* _SET PROBLEM_
The lines to reproduce run from the first one through the line containing "import matplotlib.pyplot as plt". Reproduce them exactly.
------------------------------------
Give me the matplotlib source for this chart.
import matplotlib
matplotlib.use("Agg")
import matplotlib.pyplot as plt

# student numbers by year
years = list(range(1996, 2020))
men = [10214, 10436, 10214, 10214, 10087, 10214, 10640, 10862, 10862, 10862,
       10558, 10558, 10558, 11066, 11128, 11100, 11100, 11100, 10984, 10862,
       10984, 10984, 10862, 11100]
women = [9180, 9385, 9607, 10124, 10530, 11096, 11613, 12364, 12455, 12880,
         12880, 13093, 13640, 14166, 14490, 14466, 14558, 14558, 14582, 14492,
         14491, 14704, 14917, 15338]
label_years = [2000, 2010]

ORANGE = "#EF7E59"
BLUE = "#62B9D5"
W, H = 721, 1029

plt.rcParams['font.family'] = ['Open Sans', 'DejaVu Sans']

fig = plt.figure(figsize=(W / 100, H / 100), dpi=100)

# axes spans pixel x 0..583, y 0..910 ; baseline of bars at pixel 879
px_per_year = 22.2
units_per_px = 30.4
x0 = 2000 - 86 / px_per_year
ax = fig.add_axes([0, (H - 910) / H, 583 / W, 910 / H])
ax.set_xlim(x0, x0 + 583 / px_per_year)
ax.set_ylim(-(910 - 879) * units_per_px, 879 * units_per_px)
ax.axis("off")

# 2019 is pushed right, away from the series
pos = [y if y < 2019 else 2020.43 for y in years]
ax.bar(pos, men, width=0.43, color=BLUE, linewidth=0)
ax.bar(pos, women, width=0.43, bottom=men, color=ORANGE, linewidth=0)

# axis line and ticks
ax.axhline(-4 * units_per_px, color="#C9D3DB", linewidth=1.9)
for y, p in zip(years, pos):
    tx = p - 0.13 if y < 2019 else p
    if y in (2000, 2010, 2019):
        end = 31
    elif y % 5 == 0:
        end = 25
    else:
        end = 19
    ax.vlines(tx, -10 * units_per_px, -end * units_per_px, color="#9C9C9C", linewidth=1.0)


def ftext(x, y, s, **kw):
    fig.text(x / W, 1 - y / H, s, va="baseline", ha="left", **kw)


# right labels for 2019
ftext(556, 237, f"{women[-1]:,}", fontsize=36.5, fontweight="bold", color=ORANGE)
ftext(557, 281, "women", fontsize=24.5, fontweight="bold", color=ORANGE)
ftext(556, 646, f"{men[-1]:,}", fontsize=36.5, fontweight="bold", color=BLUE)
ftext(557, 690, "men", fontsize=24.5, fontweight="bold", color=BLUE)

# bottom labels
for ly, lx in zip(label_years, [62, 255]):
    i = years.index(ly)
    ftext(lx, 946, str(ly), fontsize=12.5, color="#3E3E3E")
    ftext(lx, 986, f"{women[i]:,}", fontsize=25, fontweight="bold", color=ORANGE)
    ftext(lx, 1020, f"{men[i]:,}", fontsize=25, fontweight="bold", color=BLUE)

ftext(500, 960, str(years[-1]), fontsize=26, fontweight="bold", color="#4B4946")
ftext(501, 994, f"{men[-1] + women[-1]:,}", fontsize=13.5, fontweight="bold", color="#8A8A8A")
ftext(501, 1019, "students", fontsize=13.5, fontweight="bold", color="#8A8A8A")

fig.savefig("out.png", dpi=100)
------------------------------------
* _RESULT OF THE TASK_
Give me the matplotlib source for this chart.
import matplotlib
matplotlib.use("Agg")
import matplotlib.pyplot as plt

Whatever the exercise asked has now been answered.